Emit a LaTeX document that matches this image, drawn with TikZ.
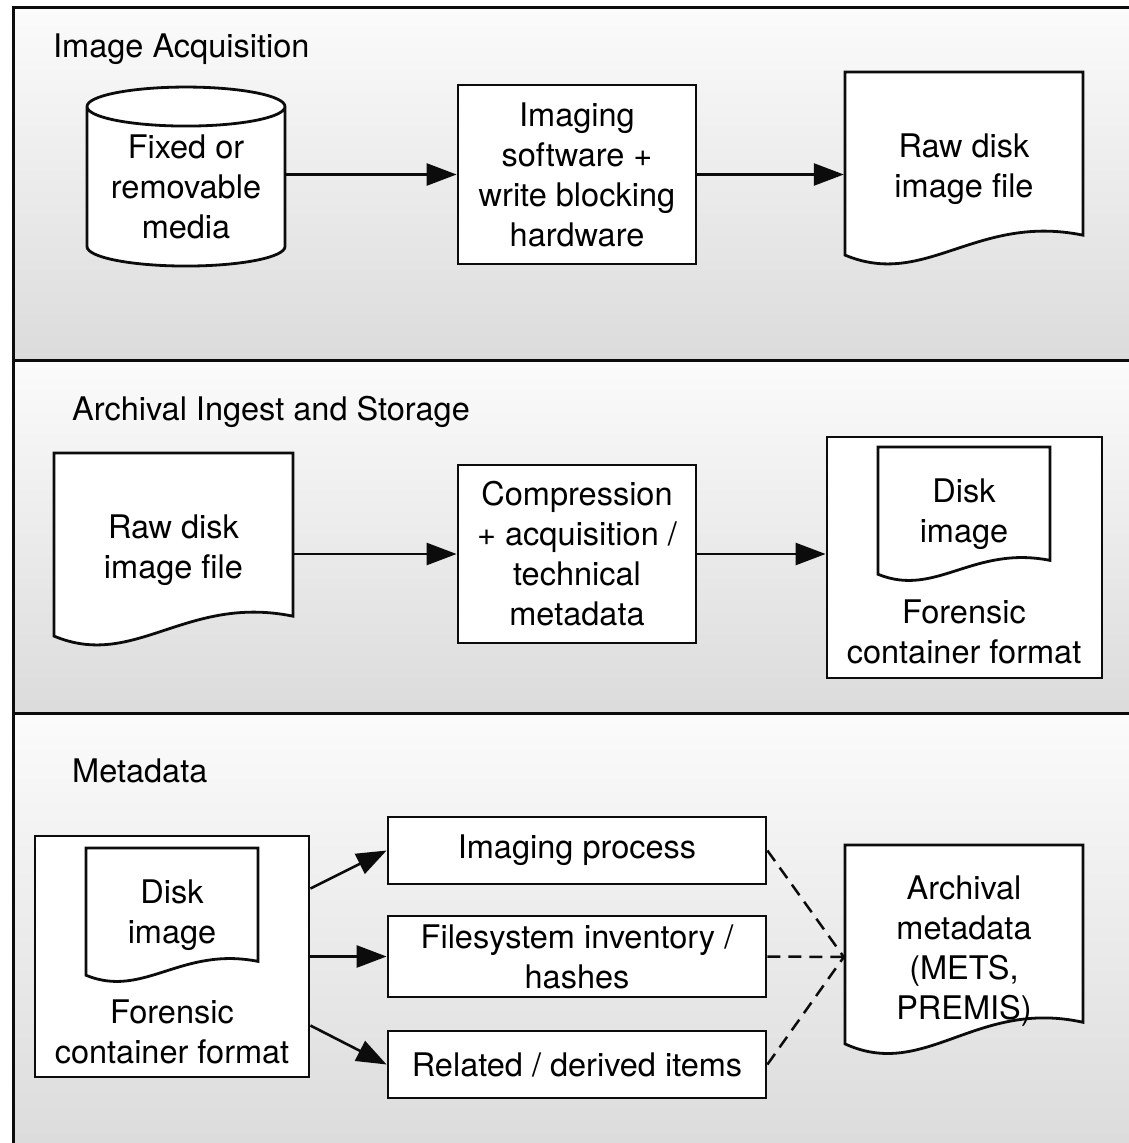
\documentclass[tikz,border=0pt]{standalone}
\usepackage{fontspec}
\setmainfont{TeX Gyre Heros}
\usetikzlibrary{arrows.meta,positioning,calc,shapes.geometric}
\definecolor{panelink}{RGB}{12,12,12}
\def\boxlw{2.8pt}
\tikzset{
  every node/.style = {font=\fontsize{32.5}{40}\selectfont},
  boxnode/.style    = {rectangle, draw=panelink, fill=white, line width=\boxlw,
                       inner sep=0pt, align=center},
  media/.style      = {cylinder, shape border rotate=90, aspect=0.26,
                       draw=panelink, fill=white, line width=\boxlw,
                       inner sep=0pt, align=center},
  docline/.style    = {draw=panelink, fill=white, line width=\boxlw},
  docnode/.style    = {rectangle, inner sep=0pt, outer sep=-0.8pt, align=center,
    path picture={
      \draw[docline] let \p1=(path picture bounding box.north west),
                         \p2=(path picture bounding box.south east) in
        (\x1+2pt,\y1-2pt) -- (\x2-2pt,\y1-2pt)
        -- (\x2-2pt,{\y1+0.83*(\y2-\y1)})
        .. controls ({\x1+0.55*(\x2-\x1)},{\y1+0.72*(\y2-\y1)})
                and ({\x1+0.34*(\x2-\x1)},{\y1+1.10*(\y2-\y1)})
        .. (\x1+2pt,{\y1+0.93*(\y2-\y1)}) -- cycle;
    }},
  paneltitle/.style = {anchor=base west, inner sep=0pt},
  conn/.style       = {-{Triangle[length=30pt,width=22pt]},
                       line width=2.6pt, draw=panelink},
  dashconn/.style   = {line width=2.5pt, draw=panelink,
                       dash pattern=on 13pt off 8pt}
}

\begin{document}
\begin{tikzpicture}[x=1pt,y=-1pt]
\useasboundingbox (0,0) rectangle (1128,1143);

% --- panels (shaded bands) ---
\foreach \top/\bot in {7/360, 360/713, 713/1150}{
  \shade[top color=gray!3, bottom color=gray!28] (13,\top) rectangle (1145,\bot);
  \draw[line width=3pt, draw=panelink] (13,\top) rectangle (1145,\bot);
}

% panel titles
\node[paneltitle] (tacq) at (53,57)  {Image Acquisition};
\node[paneltitle] (ting) at (72,420) {Archival Ingest and Storage};
\node[paneltitle] (tmet) at (72,782) {Metadata};

% --- image acquisition ---
\node[media, minimum width=198, minimum height=179] (media) at (186,187)
  {Fixed or\\removable\\media};
\node[boxnode, minimum width=238, minimum height=179] (imgsw) at (577,174.5)
  {Imaging\\software +\\write blocking\\hardware};
\node[docnode, minimum width=242, minimum height=199] (raw1) at (964,169.5)
  {Raw disk\\image file};

\draw[conn] (media.east |- imgsw.west) -- (imgsw.west);
\draw[conn] (imgsw.east) -- (imgsw.east -| raw1.west);

% --- archival ingest and storage ---
\node[docnode, minimum width=243, minimum height=199] (raw2) at (173.5,550.5)
  {Raw disk\\image file};
\node[boxnode, minimum width=238, minimum height=178] (compr) at (577,554)
  {Compression\\+ acquisition /\\technical\\metadata};
\node[boxnode, minimum width=275, minimum height=241] (fc1) at (964.5,557.5) {};
\node[docnode, minimum width=176, minimum height=139] (disk1) at (964,514.5)
  {Disk\\image};
\node[align=center, inner sep=0pt] (fclab1) at (964,632)
  {Forensic\\container format};

\draw[conn] (raw2.east |- compr.west) -- (compr.west);
\draw[conn] (compr.east) -- (compr.east -| fc1.west);

% --- metadata ---
\node[boxnode, minimum width=274, minimum height=241] (fc2) at (172,956.5) {};
\node[docnode, minimum width=176, minimum height=139] (disk2) at (172,915.5)
  {Disk\\image};
\node[align=center, inner sep=0pt] (fclab2) at (172,1032)
  {Forensic\\container format};

\foreach \y/\h/\name/\txt in {850.5/67/mproc/{Imaging process},
    956.5/81/mfs/{Filesystem inventory /\\hashes},
    1064.5/67/mrel/{Related / derived items}}{
  \node[boxnode, minimum width=378, minimum height=\h] (\name) at (577,\y) {\txt};
}
\node[docnode, minimum width=242, minimum height=216] (arch) at (964,951)
  {Archival\\metadata\\(METS,\\PREMIS)};

\draw[conn] ([yshift=68pt]fc2.east) -- (mproc.west);
\draw[conn] (fc2.east) -- (mfs.west);
\draw[conn] ([yshift=-69pt]fc2.east) -- (mrel.west);

\foreach \name in {mproc, mfs, mrel}{
  \draw[dashconn] (\name.east) -- ([yshift=-6pt]arch.west);
}

\end{tikzpicture}
\end{document}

[Exercise brief] Reproduce the whole listing above word for word, but not its pictures.

[Exercise result]
Emit a LaTeX document that matches this image, drawn with TikZ.
\documentclass[tikz,border=0pt]{standalone}
\usepackage{fontspec}
\setmainfont{TeX Gyre Heros}
\usetikzlibrary{arrows.meta,positioning,calc,shapes.geometric}
\definecolor{panelink}{RGB}{12,12,12}
\def\boxlw{2.8pt}
\tikzset{
  every node/.style = {font=\fontsize{32.5}{40}\selectfont},
  boxnode/.style    = {rectangle, draw=panelink, fill=white, line width=\boxlw,
                       inner sep=0pt, align=center},
  media/.style      = {cylinder, shape border rotate=90, aspect=0.26,
                       draw=panelink, fill=white, line width=\boxlw,
                       inner sep=0pt, align=center},
  docline/.style    = {draw=panelink, fill=white, line width=\boxlw},
  docnode/.style    = {rectangle, inner sep=0pt, outer sep=-0.8pt, align=center,
    path picture={
      \draw[docline] let \p1=(path picture bounding box.north west),
                         \p2=(path picture bounding box.south east) in
        (\x1+2pt,\y1-2pt) -- (\x2-2pt,\y1-2pt)
        -- (\x2-2pt,{\y1+0.83*(\y2-\y1)})
        .. controls ({\x1+0.55*(\x2-\x1)},{\y1+0.72*(\y2-\y1)})
                and ({\x1+0.34*(\x2-\x1)},{\y1+1.10*(\y2-\y1)})
        .. (\x1+2pt,{\y1+0.93*(\y2-\y1)}) -- cycle;
    }},
  paneltitle/.style = {anchor=base west, inner sep=0pt},
  conn/.style       = {-{Triangle[length=30pt,width=22pt]},
                       line width=2.6pt, draw=panelink},
  dashconn/.style   = {line width=2.5pt, draw=panelink,
                       dash pattern=on 13pt off 8pt}
}

\begin{document}
\begin{tikzpicture}[x=1pt,y=-1pt]
\useasboundingbox (0,0) rectangle (1128,1143);

% --- panels (shaded bands) ---
\foreach \top/\bot in {7/360, 360/713, 713/1150}{
  \shade[top color=gray!3, bottom color=gray!28] (13,\top) rectangle (1145,\bot);
  \draw[line width=3pt, draw=panelink] (13,\top) rectangle (1145,\bot);
}

% panel titles
\node[paneltitle] (tacq) at (53,57)  {Image Acquisition};
\node[paneltitle] (ting) at (72,420) {Archival Ingest and Storage};
\node[paneltitle] (tmet) at (72,782) {Metadata};

% --- image acquisition ---
\node[media, minimum width=198, minimum height=179] (media) at (186,187)
  {Fixed or\\removable\\media};
\node[boxnode, minimum width=238, minimum height=179] (imgsw) at (577,174.5)
  {Imaging\\software +\\write blocking\\hardware};
\node[docnode, minimum width=242, minimum height=199] (raw1) at (964,169.5)
  {Raw disk\\image file};

\draw[conn] (media.east |- imgsw.west) -- (imgsw.west);
\draw[conn] (imgsw.east) -- (imgsw.east -| raw1.west);

% --- archival ingest and storage ---
\node[docnode, minimum width=243, minimum height=199] (raw2) at (173.5,550.5)
  {Raw disk\\image file};
\node[boxnode, minimum width=238, minimum height=178] (compr) at (577,554)
  {Compression\\+ acquisition /\\technical\\metadata};
\node[boxnode, minimum width=275, minimum height=241] (fc1) at (964.5,557.5) {};
\node[docnode, minimum width=176, minimum height=139] (disk1) at (964,514.5)
  {Disk\\image};
\node[align=center, inner sep=0pt] (fclab1) at (964,632)
  {Forensic\\container format};

\draw[conn] (raw2.east |- compr.west) -- (compr.west);
\draw[conn] (compr.east) -- (compr.east -| fc1.west);

% --- metadata ---
\node[boxnode, minimum width=274, minimum height=241] (fc2) at (172,956.5) {};
\node[docnode, minimum width=176, minimum height=139] (disk2) at (172,915.5)
  {Disk\\image};
\node[align=center, inner sep=0pt] (fclab2) at (172,1032)
  {Forensic\\container format};

\foreach \y/\h/\name/\txt in {850.5/67/mproc/{Imaging process},
    956.5/81/mfs/{Filesystem inventory /\\hashes},
    1064.5/67/mrel/{Related / derived items}}{
  \node[boxnode, minimum width=378, minimum height=\h] (\name) at (577,\y) {\txt};
}
\node[docnode, minimum width=242, minimum height=216] (arch) at (964,951)
  {Archival\\metadata\\(METS,\\PREMIS)};

\draw[conn] ([yshift=68pt]fc2.east) -- (mproc.west);
\draw[conn] (fc2.east) -- (mfs.west);
\draw[conn] ([yshift=-69pt]fc2.east) -- (mrel.west);

\foreach \name in {mproc, mfs, mrel}{
  \draw[dashconn] (\name.east) -- ([yshift=-6pt]arch.west);
}

\end{tikzpicture}
\end{document}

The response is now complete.